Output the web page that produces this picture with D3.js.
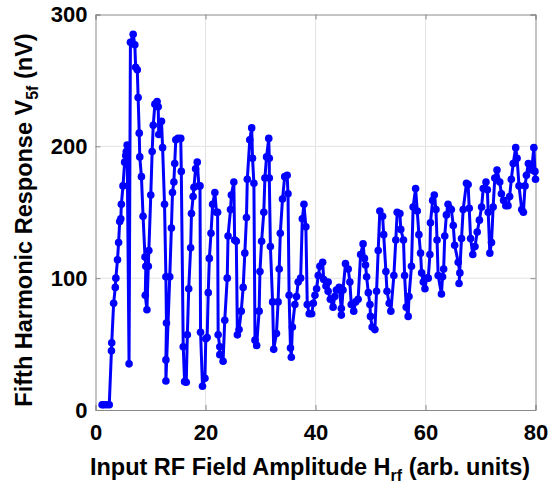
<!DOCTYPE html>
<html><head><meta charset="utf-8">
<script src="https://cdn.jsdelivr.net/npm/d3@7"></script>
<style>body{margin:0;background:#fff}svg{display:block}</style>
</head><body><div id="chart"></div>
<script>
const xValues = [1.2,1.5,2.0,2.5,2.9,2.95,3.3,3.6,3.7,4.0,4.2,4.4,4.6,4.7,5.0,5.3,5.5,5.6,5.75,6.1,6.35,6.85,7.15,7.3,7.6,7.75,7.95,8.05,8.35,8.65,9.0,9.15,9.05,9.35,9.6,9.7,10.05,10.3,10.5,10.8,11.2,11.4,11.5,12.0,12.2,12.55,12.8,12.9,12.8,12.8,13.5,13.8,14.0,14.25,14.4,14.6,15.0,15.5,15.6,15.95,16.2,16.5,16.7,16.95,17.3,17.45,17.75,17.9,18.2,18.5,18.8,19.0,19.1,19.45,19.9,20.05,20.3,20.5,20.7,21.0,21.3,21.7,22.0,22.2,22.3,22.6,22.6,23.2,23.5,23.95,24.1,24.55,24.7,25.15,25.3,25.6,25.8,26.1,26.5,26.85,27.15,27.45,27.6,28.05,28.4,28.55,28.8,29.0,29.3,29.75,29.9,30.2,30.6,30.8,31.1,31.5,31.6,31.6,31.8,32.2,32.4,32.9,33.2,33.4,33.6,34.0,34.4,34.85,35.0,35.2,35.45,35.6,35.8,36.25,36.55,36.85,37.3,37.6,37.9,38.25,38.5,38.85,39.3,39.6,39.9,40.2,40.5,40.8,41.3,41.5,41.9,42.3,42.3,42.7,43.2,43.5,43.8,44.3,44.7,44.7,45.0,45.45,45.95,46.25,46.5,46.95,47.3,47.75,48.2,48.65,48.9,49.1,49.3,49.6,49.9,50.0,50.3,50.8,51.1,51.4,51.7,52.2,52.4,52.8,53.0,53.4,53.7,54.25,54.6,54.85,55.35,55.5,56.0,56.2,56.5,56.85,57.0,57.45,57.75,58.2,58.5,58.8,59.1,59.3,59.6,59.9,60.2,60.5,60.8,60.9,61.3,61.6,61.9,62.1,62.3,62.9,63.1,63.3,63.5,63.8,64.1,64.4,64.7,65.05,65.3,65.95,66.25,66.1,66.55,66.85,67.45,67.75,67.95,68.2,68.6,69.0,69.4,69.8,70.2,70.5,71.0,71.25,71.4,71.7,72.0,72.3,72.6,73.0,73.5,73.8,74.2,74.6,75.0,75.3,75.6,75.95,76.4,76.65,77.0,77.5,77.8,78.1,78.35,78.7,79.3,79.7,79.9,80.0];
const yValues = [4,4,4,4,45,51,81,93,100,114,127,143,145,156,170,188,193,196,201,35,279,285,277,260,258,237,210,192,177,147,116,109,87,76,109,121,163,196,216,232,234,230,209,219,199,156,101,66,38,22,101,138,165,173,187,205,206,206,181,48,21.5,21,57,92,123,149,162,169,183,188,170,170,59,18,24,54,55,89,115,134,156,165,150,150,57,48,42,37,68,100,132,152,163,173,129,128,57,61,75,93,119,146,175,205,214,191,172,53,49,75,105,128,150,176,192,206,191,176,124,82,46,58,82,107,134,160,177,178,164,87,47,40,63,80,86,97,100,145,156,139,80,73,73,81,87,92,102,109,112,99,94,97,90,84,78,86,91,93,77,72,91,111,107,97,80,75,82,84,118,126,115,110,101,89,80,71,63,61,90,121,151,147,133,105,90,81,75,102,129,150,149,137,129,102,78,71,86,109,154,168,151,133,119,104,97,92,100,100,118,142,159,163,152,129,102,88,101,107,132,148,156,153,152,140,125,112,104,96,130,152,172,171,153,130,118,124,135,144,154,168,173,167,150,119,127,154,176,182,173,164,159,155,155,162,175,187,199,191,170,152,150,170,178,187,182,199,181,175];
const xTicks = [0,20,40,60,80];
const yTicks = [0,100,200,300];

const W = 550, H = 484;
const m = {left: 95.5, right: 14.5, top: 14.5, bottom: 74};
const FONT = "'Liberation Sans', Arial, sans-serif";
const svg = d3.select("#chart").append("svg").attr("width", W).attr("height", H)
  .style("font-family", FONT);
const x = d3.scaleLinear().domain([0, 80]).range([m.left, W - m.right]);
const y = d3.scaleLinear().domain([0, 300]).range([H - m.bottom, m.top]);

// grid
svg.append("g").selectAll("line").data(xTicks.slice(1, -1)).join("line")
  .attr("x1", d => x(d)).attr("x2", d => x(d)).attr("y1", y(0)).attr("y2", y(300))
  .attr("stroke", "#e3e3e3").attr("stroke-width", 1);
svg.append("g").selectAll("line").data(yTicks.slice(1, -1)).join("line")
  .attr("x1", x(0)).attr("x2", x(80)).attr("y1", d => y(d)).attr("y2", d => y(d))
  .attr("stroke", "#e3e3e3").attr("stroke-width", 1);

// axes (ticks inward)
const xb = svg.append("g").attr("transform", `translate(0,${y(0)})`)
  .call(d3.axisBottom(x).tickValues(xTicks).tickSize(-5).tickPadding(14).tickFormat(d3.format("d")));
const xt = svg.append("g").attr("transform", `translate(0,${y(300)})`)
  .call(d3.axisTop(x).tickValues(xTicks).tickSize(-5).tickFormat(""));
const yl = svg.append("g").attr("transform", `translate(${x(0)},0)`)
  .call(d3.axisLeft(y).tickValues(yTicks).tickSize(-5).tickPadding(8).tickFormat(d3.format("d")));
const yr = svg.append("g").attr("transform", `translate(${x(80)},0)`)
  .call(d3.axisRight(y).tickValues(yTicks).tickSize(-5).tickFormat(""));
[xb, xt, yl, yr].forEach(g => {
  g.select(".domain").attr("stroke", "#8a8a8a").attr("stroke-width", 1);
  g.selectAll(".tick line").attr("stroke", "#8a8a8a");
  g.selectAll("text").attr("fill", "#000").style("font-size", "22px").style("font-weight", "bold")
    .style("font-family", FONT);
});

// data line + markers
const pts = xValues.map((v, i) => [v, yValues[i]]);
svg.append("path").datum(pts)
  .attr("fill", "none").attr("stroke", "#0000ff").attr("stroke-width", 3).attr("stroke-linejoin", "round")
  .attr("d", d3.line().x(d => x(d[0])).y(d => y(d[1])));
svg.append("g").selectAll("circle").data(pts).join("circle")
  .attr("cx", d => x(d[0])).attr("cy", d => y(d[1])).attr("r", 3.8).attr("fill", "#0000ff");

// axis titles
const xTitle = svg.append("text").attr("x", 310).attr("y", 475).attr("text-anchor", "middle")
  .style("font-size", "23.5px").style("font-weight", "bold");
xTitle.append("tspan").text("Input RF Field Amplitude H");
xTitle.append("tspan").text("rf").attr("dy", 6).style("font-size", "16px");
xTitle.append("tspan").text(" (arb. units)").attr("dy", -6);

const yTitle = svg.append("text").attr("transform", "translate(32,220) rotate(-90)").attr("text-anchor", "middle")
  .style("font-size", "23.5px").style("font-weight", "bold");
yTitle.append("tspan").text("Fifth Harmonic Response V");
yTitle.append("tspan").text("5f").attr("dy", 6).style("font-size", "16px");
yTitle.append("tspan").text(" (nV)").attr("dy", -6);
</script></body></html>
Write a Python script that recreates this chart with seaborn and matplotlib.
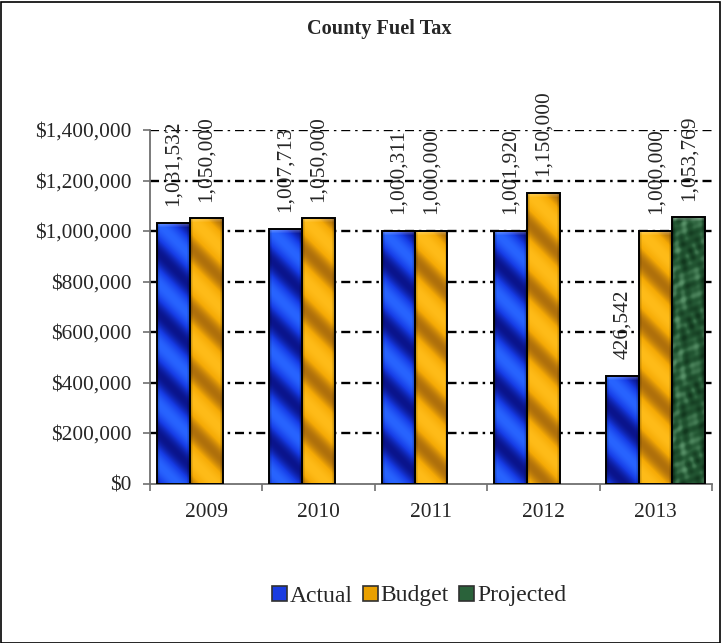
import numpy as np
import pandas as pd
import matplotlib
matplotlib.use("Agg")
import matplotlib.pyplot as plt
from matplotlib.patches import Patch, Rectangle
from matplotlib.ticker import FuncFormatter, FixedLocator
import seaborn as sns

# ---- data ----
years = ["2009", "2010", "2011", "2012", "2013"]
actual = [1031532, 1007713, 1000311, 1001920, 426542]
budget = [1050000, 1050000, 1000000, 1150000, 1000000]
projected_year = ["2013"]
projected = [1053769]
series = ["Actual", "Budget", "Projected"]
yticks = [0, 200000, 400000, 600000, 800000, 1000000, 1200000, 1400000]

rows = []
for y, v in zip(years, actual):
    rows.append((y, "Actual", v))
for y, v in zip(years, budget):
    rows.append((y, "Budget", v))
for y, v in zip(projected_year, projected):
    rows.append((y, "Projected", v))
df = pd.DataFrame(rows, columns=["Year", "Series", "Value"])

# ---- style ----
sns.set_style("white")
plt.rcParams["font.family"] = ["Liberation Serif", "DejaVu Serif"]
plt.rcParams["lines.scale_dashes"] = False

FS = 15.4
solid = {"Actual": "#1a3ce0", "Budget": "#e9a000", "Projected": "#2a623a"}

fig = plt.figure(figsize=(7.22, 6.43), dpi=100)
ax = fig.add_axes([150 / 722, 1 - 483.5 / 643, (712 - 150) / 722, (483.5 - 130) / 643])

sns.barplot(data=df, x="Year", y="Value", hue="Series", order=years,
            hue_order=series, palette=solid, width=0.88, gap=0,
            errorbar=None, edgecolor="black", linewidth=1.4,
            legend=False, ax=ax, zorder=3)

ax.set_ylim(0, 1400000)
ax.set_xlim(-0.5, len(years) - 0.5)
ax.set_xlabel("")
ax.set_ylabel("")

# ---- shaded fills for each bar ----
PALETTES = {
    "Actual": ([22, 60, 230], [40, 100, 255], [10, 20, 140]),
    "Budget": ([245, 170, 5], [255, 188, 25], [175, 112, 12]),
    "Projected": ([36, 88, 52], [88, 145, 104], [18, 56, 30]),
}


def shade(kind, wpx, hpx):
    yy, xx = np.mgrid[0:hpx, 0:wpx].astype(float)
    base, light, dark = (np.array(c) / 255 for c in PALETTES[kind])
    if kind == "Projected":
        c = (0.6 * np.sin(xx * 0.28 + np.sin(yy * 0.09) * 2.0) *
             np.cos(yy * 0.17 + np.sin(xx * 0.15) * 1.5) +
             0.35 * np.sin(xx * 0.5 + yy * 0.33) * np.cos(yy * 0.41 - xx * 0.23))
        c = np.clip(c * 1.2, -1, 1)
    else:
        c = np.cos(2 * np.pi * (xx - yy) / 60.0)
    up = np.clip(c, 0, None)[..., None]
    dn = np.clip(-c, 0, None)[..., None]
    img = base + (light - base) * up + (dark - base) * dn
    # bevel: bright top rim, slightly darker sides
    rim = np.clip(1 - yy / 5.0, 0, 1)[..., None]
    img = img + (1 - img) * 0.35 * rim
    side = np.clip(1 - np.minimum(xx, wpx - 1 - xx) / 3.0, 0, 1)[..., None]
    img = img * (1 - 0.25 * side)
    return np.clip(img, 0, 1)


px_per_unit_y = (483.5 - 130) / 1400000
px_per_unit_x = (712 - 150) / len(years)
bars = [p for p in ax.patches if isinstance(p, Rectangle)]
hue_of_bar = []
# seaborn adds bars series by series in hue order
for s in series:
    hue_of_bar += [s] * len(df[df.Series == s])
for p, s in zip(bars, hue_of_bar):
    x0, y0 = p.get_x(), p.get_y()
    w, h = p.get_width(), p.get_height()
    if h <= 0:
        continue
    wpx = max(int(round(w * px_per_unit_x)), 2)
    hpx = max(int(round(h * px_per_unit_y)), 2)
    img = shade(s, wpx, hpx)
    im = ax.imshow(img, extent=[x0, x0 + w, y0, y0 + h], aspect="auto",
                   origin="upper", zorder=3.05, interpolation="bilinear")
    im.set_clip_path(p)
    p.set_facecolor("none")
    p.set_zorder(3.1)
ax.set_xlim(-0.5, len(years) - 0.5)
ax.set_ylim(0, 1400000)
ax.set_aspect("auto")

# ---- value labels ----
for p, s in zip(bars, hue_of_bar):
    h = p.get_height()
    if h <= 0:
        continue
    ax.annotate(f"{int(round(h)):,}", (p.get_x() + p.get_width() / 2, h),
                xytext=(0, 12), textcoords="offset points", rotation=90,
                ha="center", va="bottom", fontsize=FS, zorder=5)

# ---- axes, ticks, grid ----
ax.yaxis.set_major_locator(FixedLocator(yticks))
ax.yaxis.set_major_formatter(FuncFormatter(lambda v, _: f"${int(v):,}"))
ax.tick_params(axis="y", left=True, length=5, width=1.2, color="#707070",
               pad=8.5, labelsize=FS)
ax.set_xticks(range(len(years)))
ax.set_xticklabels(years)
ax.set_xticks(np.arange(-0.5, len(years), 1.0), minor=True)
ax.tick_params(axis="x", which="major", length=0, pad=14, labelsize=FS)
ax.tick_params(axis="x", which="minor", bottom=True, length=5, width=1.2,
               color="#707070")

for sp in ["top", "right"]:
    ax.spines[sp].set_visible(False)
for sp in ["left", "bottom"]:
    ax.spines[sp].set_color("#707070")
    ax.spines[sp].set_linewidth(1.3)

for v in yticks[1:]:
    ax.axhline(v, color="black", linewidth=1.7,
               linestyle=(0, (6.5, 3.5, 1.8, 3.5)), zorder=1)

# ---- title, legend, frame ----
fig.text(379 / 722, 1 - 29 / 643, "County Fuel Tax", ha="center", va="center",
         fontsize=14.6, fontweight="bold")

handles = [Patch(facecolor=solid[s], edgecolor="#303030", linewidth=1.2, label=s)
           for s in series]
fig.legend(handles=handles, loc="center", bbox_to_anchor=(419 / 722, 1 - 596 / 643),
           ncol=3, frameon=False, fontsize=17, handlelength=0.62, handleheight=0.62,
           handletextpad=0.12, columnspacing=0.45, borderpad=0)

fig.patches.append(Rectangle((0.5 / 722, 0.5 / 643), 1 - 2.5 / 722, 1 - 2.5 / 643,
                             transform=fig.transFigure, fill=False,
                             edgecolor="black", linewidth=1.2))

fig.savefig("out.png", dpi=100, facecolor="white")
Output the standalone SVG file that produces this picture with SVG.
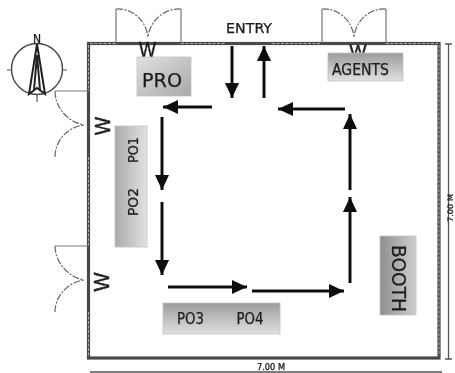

━━━━━━━━━━━━━━━━━━━━

> [Goal of the exercise]: List all lines where "produces" occurs.

> [The reply]:
Output the web page that produces this picture with D3.js.
Output the standalone SVG file that produces this picture with SVG.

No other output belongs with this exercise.